Requirements: Retype exactly the lines from the first one through the line with "s.set_linewidth(1.4)", including both ends; skip any pictures.

———

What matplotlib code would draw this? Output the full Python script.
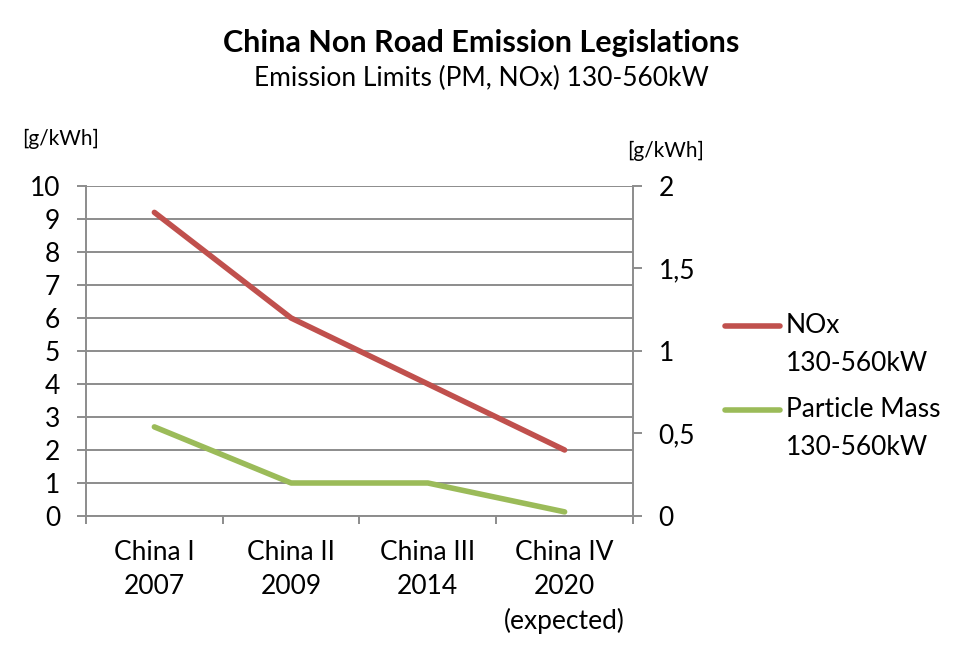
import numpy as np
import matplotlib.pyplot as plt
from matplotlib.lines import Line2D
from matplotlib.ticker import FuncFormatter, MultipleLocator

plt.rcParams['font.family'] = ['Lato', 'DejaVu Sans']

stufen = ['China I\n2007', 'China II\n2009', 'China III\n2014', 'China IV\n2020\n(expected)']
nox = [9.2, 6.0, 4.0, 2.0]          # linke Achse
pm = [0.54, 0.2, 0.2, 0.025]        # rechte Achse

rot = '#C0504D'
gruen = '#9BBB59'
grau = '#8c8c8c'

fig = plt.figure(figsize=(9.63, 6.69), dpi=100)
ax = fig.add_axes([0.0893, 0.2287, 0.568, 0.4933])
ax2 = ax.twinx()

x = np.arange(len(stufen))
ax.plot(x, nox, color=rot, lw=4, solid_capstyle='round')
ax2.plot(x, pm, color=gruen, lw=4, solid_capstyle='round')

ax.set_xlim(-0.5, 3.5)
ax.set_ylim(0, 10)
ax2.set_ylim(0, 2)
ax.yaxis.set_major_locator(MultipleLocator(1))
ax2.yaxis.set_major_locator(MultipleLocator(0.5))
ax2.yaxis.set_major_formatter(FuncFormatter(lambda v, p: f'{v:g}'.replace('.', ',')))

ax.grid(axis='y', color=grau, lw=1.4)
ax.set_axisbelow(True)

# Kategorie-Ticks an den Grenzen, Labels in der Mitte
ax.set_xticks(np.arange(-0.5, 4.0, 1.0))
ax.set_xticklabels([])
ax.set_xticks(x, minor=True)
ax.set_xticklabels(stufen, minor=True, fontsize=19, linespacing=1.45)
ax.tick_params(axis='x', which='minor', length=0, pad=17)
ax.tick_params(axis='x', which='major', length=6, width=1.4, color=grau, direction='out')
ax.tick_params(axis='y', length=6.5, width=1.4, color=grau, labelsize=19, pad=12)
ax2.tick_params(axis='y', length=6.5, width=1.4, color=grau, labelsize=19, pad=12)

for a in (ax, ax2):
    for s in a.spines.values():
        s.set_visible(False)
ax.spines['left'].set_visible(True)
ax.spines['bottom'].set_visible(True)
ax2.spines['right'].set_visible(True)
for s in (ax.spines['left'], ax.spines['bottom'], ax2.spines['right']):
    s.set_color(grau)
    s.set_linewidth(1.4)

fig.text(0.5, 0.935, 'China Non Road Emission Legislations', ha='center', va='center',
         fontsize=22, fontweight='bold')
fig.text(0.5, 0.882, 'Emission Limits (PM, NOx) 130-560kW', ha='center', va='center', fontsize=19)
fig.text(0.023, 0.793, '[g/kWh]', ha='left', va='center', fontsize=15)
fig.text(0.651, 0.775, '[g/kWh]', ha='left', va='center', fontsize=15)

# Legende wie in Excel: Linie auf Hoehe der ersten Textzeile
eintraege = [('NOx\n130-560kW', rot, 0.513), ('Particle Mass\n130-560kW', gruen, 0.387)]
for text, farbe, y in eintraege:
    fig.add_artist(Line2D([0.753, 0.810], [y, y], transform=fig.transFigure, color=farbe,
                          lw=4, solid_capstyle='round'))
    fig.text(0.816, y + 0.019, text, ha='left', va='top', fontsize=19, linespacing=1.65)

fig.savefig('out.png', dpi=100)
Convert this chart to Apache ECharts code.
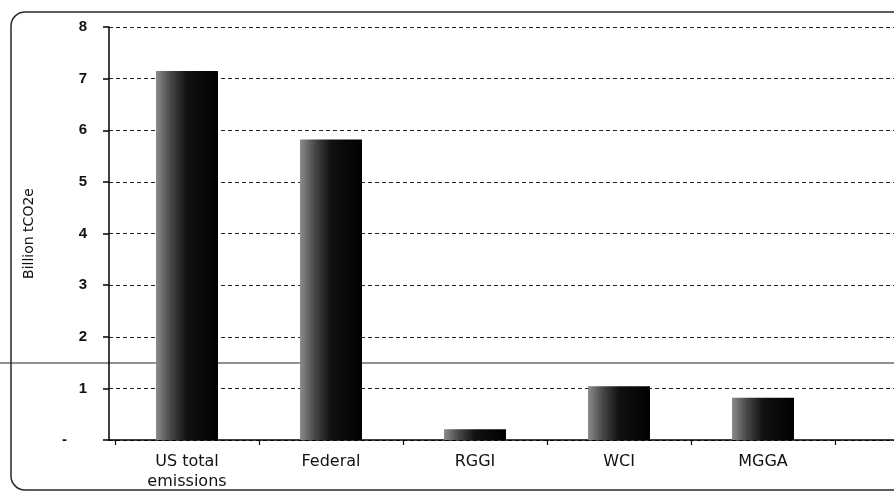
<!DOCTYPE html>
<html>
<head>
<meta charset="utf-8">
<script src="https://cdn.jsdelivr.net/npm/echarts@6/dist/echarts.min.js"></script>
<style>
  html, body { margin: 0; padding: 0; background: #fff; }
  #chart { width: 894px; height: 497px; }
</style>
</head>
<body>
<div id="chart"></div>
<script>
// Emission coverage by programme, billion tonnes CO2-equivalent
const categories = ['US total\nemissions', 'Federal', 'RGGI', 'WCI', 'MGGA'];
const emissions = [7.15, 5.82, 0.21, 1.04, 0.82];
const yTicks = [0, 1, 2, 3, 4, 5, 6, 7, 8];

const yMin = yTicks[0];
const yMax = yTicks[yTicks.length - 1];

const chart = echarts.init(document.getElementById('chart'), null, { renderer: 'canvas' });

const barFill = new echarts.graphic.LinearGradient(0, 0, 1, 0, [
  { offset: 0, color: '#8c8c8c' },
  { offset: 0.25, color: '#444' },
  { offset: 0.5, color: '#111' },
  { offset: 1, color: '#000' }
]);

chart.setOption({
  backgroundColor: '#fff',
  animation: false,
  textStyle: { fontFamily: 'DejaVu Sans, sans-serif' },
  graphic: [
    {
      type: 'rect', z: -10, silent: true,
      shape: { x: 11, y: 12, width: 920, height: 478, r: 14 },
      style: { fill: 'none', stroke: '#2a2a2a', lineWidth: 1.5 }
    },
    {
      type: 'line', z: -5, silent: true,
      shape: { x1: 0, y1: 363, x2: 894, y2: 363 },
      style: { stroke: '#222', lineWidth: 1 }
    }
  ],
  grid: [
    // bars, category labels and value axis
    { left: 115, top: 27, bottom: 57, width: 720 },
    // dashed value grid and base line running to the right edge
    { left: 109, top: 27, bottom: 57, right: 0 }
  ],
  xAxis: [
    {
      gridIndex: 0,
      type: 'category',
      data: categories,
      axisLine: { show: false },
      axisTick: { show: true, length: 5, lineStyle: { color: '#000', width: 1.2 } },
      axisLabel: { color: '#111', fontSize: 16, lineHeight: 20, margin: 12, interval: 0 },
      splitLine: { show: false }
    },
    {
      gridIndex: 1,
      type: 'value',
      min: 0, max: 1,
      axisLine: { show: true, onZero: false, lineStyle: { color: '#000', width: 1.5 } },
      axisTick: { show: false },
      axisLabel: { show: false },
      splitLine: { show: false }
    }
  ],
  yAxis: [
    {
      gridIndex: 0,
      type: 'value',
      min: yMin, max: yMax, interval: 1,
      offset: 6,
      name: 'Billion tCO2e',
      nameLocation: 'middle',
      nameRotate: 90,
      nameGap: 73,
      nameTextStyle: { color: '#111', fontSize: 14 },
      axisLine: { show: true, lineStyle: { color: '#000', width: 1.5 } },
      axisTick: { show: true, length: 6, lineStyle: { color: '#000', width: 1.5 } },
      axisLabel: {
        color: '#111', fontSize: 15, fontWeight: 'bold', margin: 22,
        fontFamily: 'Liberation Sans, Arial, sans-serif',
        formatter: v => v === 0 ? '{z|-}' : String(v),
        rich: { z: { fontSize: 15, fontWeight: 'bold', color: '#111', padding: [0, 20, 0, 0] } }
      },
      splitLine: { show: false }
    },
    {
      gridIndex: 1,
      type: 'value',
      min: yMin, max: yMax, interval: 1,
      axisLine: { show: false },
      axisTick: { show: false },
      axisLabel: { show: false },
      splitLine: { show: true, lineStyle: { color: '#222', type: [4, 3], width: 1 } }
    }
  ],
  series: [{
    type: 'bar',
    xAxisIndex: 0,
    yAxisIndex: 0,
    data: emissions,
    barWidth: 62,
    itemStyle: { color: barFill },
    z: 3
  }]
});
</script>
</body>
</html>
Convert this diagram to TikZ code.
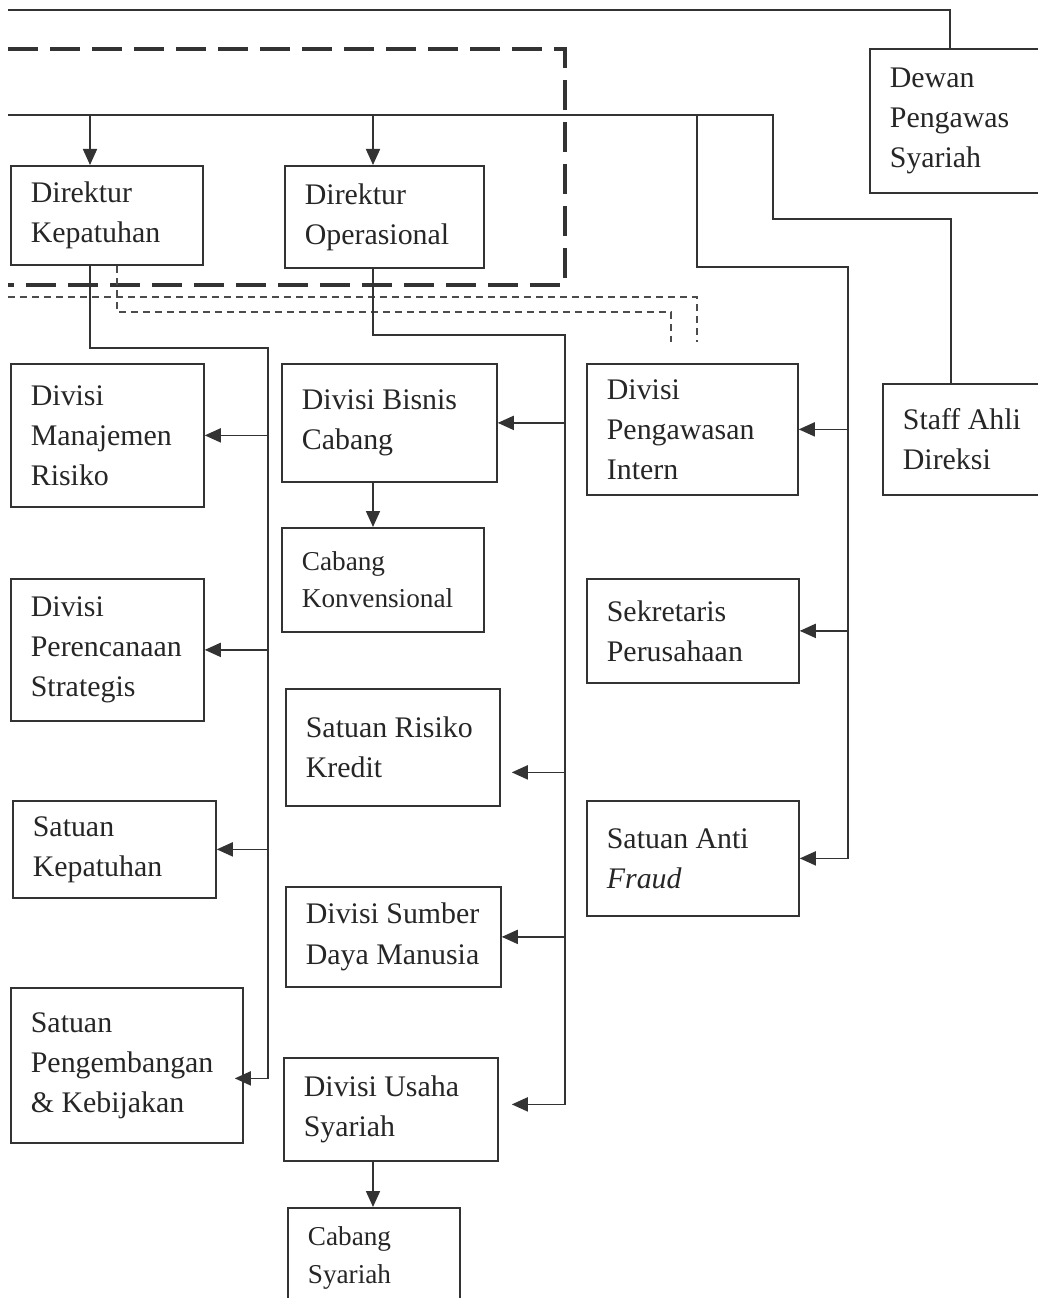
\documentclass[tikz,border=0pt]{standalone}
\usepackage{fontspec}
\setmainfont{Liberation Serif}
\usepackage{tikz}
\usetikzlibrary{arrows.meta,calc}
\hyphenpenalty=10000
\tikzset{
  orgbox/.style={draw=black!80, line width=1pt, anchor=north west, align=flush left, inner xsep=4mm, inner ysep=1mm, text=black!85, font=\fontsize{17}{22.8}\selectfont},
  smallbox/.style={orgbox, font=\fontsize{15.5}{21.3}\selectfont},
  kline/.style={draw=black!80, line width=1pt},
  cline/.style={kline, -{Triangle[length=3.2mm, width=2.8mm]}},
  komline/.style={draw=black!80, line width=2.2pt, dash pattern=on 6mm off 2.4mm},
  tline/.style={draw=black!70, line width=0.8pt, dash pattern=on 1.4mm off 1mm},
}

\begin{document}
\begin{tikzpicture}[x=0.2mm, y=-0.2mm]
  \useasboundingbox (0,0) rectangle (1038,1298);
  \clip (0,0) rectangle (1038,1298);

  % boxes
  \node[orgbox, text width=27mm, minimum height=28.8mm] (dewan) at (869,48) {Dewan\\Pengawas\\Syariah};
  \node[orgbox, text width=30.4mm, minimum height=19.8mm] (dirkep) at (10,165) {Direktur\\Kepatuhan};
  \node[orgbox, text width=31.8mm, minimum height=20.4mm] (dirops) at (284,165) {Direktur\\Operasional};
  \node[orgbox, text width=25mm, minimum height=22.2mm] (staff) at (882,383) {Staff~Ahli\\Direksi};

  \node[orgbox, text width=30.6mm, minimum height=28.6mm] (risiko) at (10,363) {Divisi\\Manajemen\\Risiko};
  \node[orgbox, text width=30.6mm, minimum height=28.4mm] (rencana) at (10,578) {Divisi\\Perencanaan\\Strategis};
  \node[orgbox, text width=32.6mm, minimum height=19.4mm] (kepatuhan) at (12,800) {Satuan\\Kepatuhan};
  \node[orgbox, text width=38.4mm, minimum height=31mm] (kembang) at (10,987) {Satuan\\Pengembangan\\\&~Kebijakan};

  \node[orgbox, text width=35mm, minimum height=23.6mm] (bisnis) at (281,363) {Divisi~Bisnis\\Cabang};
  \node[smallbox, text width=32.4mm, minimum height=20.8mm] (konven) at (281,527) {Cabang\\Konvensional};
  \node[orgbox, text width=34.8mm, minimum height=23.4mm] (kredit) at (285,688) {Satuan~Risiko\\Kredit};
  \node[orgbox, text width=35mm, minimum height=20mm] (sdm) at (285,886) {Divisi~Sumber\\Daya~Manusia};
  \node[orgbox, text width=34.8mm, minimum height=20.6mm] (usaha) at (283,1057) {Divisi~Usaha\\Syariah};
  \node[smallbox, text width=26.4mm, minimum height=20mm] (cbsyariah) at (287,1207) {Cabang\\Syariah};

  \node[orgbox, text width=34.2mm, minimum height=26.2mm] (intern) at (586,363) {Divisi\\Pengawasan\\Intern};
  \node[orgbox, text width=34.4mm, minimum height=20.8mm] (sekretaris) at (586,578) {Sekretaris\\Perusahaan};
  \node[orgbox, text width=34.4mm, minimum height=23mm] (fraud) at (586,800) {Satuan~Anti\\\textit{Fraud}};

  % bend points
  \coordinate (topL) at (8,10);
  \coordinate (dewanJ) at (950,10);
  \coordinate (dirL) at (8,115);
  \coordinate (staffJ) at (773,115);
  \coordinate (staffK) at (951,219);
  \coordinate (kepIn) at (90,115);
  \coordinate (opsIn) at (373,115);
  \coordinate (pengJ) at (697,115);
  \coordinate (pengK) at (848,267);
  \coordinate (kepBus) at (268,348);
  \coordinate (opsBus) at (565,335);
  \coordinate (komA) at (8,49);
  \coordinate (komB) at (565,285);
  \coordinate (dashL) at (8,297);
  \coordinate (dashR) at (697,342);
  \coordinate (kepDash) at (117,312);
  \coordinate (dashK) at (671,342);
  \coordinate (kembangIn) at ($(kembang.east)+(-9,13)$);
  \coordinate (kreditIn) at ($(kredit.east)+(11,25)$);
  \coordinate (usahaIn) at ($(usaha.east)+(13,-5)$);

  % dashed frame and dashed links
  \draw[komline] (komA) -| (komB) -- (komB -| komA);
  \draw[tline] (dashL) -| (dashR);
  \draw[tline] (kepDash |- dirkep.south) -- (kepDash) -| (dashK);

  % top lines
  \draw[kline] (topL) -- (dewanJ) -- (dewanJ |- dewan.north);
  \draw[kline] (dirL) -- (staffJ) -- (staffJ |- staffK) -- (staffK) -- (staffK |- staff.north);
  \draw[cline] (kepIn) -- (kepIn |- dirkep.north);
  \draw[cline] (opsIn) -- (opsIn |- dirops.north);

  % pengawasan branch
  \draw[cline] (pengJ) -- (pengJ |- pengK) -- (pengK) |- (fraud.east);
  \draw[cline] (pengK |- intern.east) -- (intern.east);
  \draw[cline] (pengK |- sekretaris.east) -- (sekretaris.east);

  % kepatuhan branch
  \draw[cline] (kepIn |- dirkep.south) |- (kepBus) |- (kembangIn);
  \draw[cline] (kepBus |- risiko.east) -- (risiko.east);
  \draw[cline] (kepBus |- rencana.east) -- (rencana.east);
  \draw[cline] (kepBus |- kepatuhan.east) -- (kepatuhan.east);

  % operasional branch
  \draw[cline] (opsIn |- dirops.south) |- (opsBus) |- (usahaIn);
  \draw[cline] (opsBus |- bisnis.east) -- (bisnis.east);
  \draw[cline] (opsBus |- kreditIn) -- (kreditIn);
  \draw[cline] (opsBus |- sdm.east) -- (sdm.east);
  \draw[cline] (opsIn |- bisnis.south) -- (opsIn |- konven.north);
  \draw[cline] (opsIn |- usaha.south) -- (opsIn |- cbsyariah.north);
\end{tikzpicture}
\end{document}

———

Solution for this problem:
What matplotlib code would draw this? Output the full Python script.
import numpy as np
import matplotlib.pyplot as plt
from matplotlib.lines import Line2D
from matplotlib.ticker import FuncFormatter, MultipleLocator

plt.rcParams['font.family'] = ['Lato', 'DejaVu Sans']

stufen = ['China I\n2007', 'China II\n2009', 'China III\n2014', 'China IV\n2020\n(expected)']
nox = [9.2, 6.0, 4.0, 2.0]          # linke Achse
pm = [0.54, 0.2, 0.2, 0.025]        # rechte Achse

rot = '#C0504D'
gruen = '#9BBB59'
grau = '#8c8c8c'

fig = plt.figure(figsize=(9.63, 6.69), dpi=100)
ax = fig.add_axes([0.0893, 0.2287, 0.568, 0.4933])
ax2 = ax.twinx()

x = np.arange(len(stufen))
ax.plot(x, nox, color=rot, lw=4, solid_capstyle='round')
ax2.plot(x, pm, color=gruen, lw=4, solid_capstyle='round')

ax.set_xlim(-0.5, 3.5)
ax.set_ylim(0, 10)
ax2.set_ylim(0, 2)
ax.yaxis.set_major_locator(MultipleLocator(1))
ax2.yaxis.set_major_locator(MultipleLocator(0.5))
ax2.yaxis.set_major_formatter(FuncFormatter(lambda v, p: f'{v:g}'.replace('.', ',')))

ax.grid(axis='y', color=grau, lw=1.4)
ax.set_axisbelow(True)

# Kategorie-Ticks an den Grenzen, Labels in der Mitte
ax.set_xticks(np.arange(-0.5, 4.0, 1.0))
ax.set_xticklabels([])
ax.set_xticks(x, minor=True)
ax.set_xticklabels(stufen, minor=True, fontsize=19, linespacing=1.45)
ax.tick_params(axis='x', which='minor', length=0, pad=17)
ax.tick_params(axis='x', which='major', length=6, width=1.4, color=grau, direction='out')
ax.tick_params(axis='y', length=6.5, width=1.4, color=grau, labelsize=19, pad=12)
ax2.tick_params(axis='y', length=6.5, width=1.4, color=grau, labelsize=19, pad=12)

for a in (ax, ax2):
    for s in a.spines.values():
        s.set_visible(False)
ax.spines['left'].set_visible(True)
ax.spines['bottom'].set_visible(True)
ax2.spines['right'].set_visible(True)
for s in (ax.spines['left'], ax.spines['bottom'], ax2.spines['right']):
    s.set_color(grau)
    s.set_linewidth(1.4)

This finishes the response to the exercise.